Mario se mira en el espejo, se atusa el pelo y sonríe; plancha su camisa con las manos. Hugo le espera en la habitación de al lado, dando el último sorbo a su penúltimo café. Café negro. Mario y Hugo. Hugo y Mario. Comparten habitación y hotel. Frente a su puerta hacen cola 45 periodistas. Son las estrellas cinematográficas del momento. Conceden entrevistas. Siete minutos de preguntas y respuestas, cronómetro en mano. Ellos y sus vecinos: Alex, Carmen, Carolina y Jaime han tomado la segunda planta del hotel más lujoso de San Sebastián.

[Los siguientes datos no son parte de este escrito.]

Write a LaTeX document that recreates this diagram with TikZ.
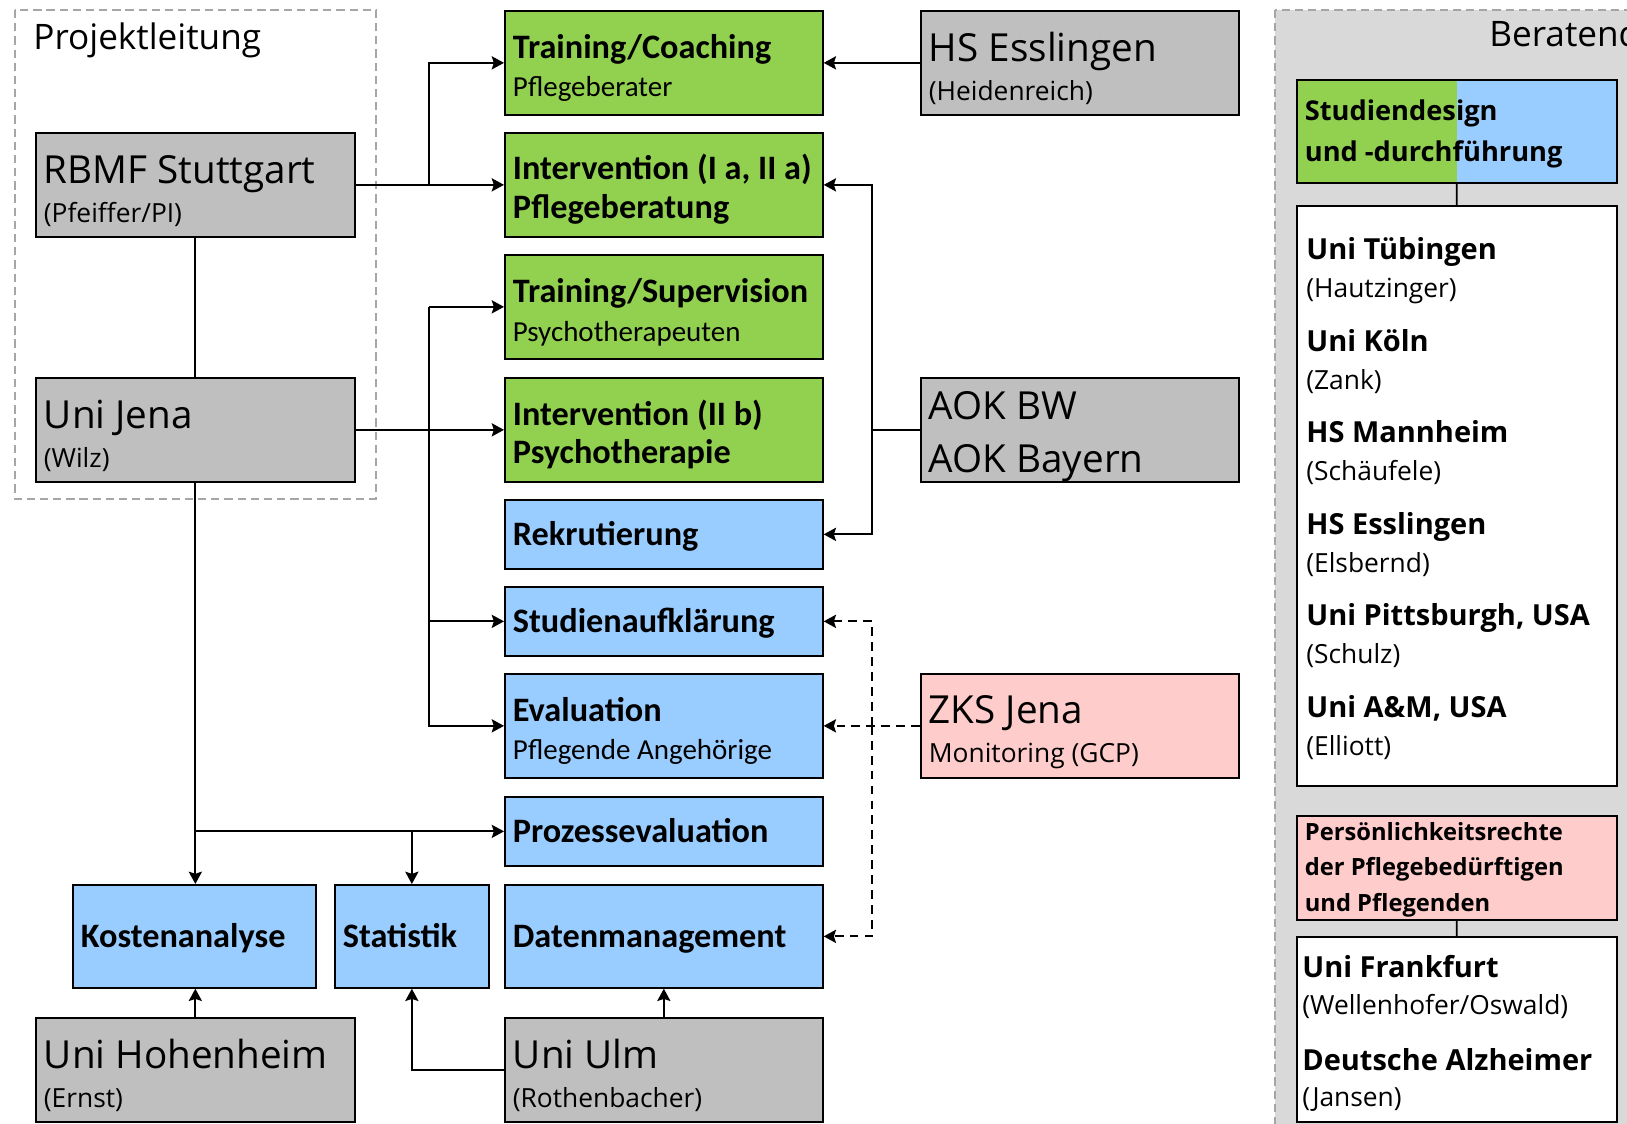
\documentclass[tikz,border=0pt]{standalone}
\usepackage{fontspec}
\setmainfont{Carlito}
\newfontfamily\osans{Open Sans}
\usepackage{tikz}
\usetikzlibrary{arrows.meta,positioning,calc}

\definecolor{taskgreen}{HTML}{92D050}
\definecolor{partblue}{HTML}{99CCFF}
\definecolor{orggray}{HTML}{BFBFBF}
\definecolor{monpink}{HTML}{FFCCCC}
\definecolor{panelgray}{HTML}{D9D9D9}
\definecolor{dashgray}{HTML}{A6A6A6}

\newcommand\orgfont{\osans\fontsize{22}{22}\selectfont}
\newcommand\subfont{\osans\fontsize{15}{17}\selectfont}
\newcommand\taskfont{\bfseries\fontsize{19.5}{22}\selectfont}
\newcommand\notefont{\mdseries\fontsize{16.5}{18}\selectfont}
\newcommand\memfont{\osans\bfseries\fontsize{16.5}{18}\selectfont}

\begin{document}
\begin{tikzpicture}[
    x=0.02cm, y=-0.02cm,
    >={Stealth[length=7pt,width=7.5pt,inset=1.2pt]},
    box/.style={draw=black, line width=1pt, anchor=north west, inner xsep=0.16cm, inner ysep=0pt, align=left,
      execute at begin node={\spaceskip=0pt\xspaceskip=0pt}},
    oneline/.style={text height=16.8pt, text depth=3.7pt},
    twoline/.style={text height=19.6pt},
    org/.style={box, fill=orggray, font=\orgfont, text width=6.06cm, minimum height=2.08cm, text height=23.3pt},
    task/.style={box, twoline, fill=taskgreen, font=\taskfont, text width=6.04cm, minimum height=2.08cm},
    part/.style={box, fill=partblue, font=\taskfont, text width=6.04cm, minimum height=1.38cm},
    panelbox/.style={box, minimum width=6.4cm, text width=6.08cm},
    group/.style={draw=dashgray, line width=0.8pt, dash pattern=on 4.7pt off 2.8pt},
    link/.style={->, line width=1.1pt},
    monitor/.style={link, dash pattern=on 5pt off 3.5pt},
    member/.style={anchor=base west, inner sep=0pt}
]
\path[use as bounding box] (0,0) rectangle (1627,1124);
\clip (0,0) rectangle (1627,1124);

% groups
\draw[group] (15,10) rectangle (376,499);
\node[member, font=\osans\fontsize{20}{20}\selectfont] (plabel) at (33,50) {Projektleitung};
\draw[group, fill=panelgray] (1275,10) rectangle (1700,1200);
\node[member, font=\osans\fontsize{20}{20}\selectfont] (blabel) at (1489,47) {Beratend};

% partners
\node[org] (rbmf) at (35,132) {RBMF Stuttgart\\{\subfont (Pfeiffer/PI)}};
\node[org] (jena) at (35,377) {Uni Jena\\{\subfont (Wilz)}};
\node[org] (hohen) at (35,1017) {Uni Hohenheim\\{\subfont (Ernst)}};
\node[org, text width=6.04cm] (ulm) at (504,1017) {Uni Ulm\\{\subfont (Rothenbacher)}};
\node[org, text width=6.04cm] (hse) at (920,10) {HS Esslingen\\{\subfont (Heidenreich)}};
\node[org, text width=6.04cm] (aok) at (920,377) {AOK BW\\[8pt]AOK Bayern};
\node[org, text width=6.04cm, fill=monpink] (zks) at (920,673) {ZKS Jena\\{\subfont Monitoring (GCP)}};

% tasks
\node[task] (coach) at (504,10) {Training/Coaching\\{\notefont Pflegeberater}};
\node[task] (beratung) at (504,132) {Intervention (I a, II a)\\Pflegeberatung};
\node[task] (superv) at (504,254) {Training/Supervision\\{\notefont Psychotherapeuten}};
\node[task] (therapie) at (504,377) {Intervention (II b)\\Psychotherapie};
\node[part, oneline] (rekrut) at (504,499) {Rekrutierung};
\node[part, oneline] (aufkl) at (504,586) {Studienaufklärung};
\node[part, twoline, minimum height=2.08cm] (eval) at (504,673) {Evaluation\\{\notefont Pflegende Angehörige}};
\node[part, oneline] (prozess) at (504,796) {Prozessevaluation};
\node[part, oneline, minimum height=2.06cm] (daten) at (504,884) {Datenmanagement};
\node[part, oneline, minimum height=2.06cm, text width=4.54cm] (kosten) at (72,884) {Kostenanalyse};
\node[part, oneline, minimum height=2.06cm, text width=2.76cm] (stat) at (334,884) {Statistik};

% links
\coordinate (busL) at (429,0);
\coordinate (busR) at (872,0);
\draw[link] (rbmf.east) -- (beratung.west);
\draw[link] (rbmf.east -| busL) |- (coach.west);
\draw[line width=1.1pt] (rbmf.south) -- (jena.north);
\draw[link] (jena.east) -- (therapie.west);
\draw[link] (busL |- superv.west) -- (superv.west);
\draw[link] (busL |- superv.west) |- (aufkl.west);
\draw[link] (busL |- superv.west) |- (eval.west);
\draw[link] (jena.south) -- (jena.south |- kosten.north);
\draw[link] (jena.south |- prozess.west) -- (prozess.west);
\draw[link] (stat.north |- prozess.west) -- (stat.north);
\draw[link] (hohen.north) -- (hohen.north |- kosten.south);
\draw[link] (ulm.north) -- (daten.south);
\draw[link] (ulm.west) -| (stat.south);
\draw[link] (hse.west) -- (coach.east);
\draw[link] (aok.west) -- (aok.west -| busR) |- (beratung.east);
\draw[link] (aok.west -| busR) |- (rekrut.east);
\draw[monitor] (zks.west) -- (eval.east);
\draw[monitor] (zks.west -| busR) |- (aufkl.east);
\draw[monitor] (zks.west -| busR) |- (daten.east);

% advisory board
\node[panelbox, fill=partblue, minimum height=2.06cm, text height=14.8pt, font=\osans\bfseries\fontsize{15.5}{23}\selectfont,
  path picture={\fill[taskgreen] (path picture bounding box.north west) rectangle (path picture bounding box.south);}]
  (design) at (1296,79) {Studiendesign\\und -durchführung};
\node[box, fill=white, minimum width=6.4cm, minimum height=11.6cm] (list) at (1296,205) {};
\draw[line width=1pt] (design.south) -- (list.north);
\foreach \uni/\who [count=\i] in {Uni Tübingen/Hautzinger, Uni Köln/Zank, HS Mannheim/Schäufele, HS Esslingen/Elsbernd, {Uni Pittsburgh, USA}/Schulz, {Uni A\&M, USA}/Elliott}{
  \node[member, font=\memfont] (uni\i) at (1306,{260+91.5*(\i-1)}) {\uni};
  \node[member, font=\subfont] (who\i) at (1306,{298+91.5*(\i-1)}) {(\who)};
}
\node[panelbox, fill=monpink, minimum height=2.08cm, text height=12.5pt, font=\osans\bfseries\fontsize{13.5}{20}\selectfont]
  (rechte) at (1296,815) {Persönlichkeitsrechte\\der Pflegebedürftigen\\und Pflegenden};
\node[box, fill=white, minimum width=6.4cm, minimum height=3.7cm] (frank) at (1296,936) {};
\draw[line width=1pt] (rechte.south) -- (frank.north);
\node[member, font=\memfont] (uni7) at (1302,977) {Uni Frankfurt};
\node[member, font=\subfont] (who7) at (1302,1014) {(Wellenhofer/Oswald)};
\node[member, font=\memfont] (uni8) at (1302,1070) {Deutsche Alzheimer};
\node[member, font=\subfont] (who8) at (1302,1106) {(Jansen)};
\end{tikzpicture}
\end{document}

Hay un lugar estos días concentrado en estrellas. Un lugar donde actores, directores, actrices, periodistas, reporteros gráficos, exhibidores, distribuidores y productores trabajan en los adentros y en las afuera del cine. Arrejuntados, todos, en apenas unos metros cuadrados. Hay una calle en San Sebastián, frente al hotel más lujoso de la ciudad, en la que estos días se concentran historias de histeria, de paroxismo, desfallecimientos e insomnios. Una calle en la que se retienen los fluídos y se espesa la respiración. Una calle en la que se amasan fuertes dolores de cabeza, pérdidas de apetito y de pesadez abdominal.
Mario y Hugo se levantan del sillón victoriano. Cinco horas respondiendo a la prensa crómetro en mano son: 315 minutos y siete penúltimos cafés. Cafés negros. Hay que salir. Hay que estirar. Respirar hondo. Llega el momento. Llegan las fans. Hugo mira por la ventana. Enciende el penúltimo cigarrillo. Mario mira el reloj, estira por penúltima vez su pantalón. Ni una raya descolocada. Mario abotona el penúltimo botón de su camisa; mira a Hugo. Juntos bajan la penúltima escalera de caracol.
Hay una ciudad en la que viven 185.000 vecinos y en la que estos días se venden 150.000 entradas de cine. Esa ciudad que consigue alargar el verano y mover en una semana 27 millones de euros de bolsillo en bolsillo.
Hay una vez en la vida en la que tienes que planchar el acongoje para que entre en la maleta, recoger del tinte los nervios y disimular en la trasera de la mochila tres noches de insomnio. Hay una vez en la vida en la que pisas -por primera vez- la alfombra roja del Festival Internacional de Cine de San Sebastián. Hay una primera vez y, para mí, esa vez ha sido esta.
Hugo y Mario atarviesan la puerta del hotel. Miles de adolescentes, mujeres, hermosas, sencillas o feas enloquecen. Apiladas gritan. Mario y Hugo pisan la calle. Al otro lado de la valla, miles de manos femeninas y un propósito: ganar un autógrafo a las manos masculinas. Ellas llevan de pie horas como siglos. A ellos nada les perturba. El mundo se mueve por impulsos invisibles. A ellas les basta con la ensoñación. Ellos viven una ficción paralela.
Hay un cine español que se promociona a la americana. Hay un cine español que que grita, que tiene insomnio; un cine que se queda sin espectadores, sin ingresos, un cine que soporta un IVA del 21%. Ojalá haya una vez en la que los autógrafos de Mario y Hugo consigan resucitar el cine español. Ojalá, esta vez, Las brujas de Zugarramurdi de Alex de la Iglesia hagan lo que hizo Lo Imposible de Juan Antonio Bayona esa otra vez.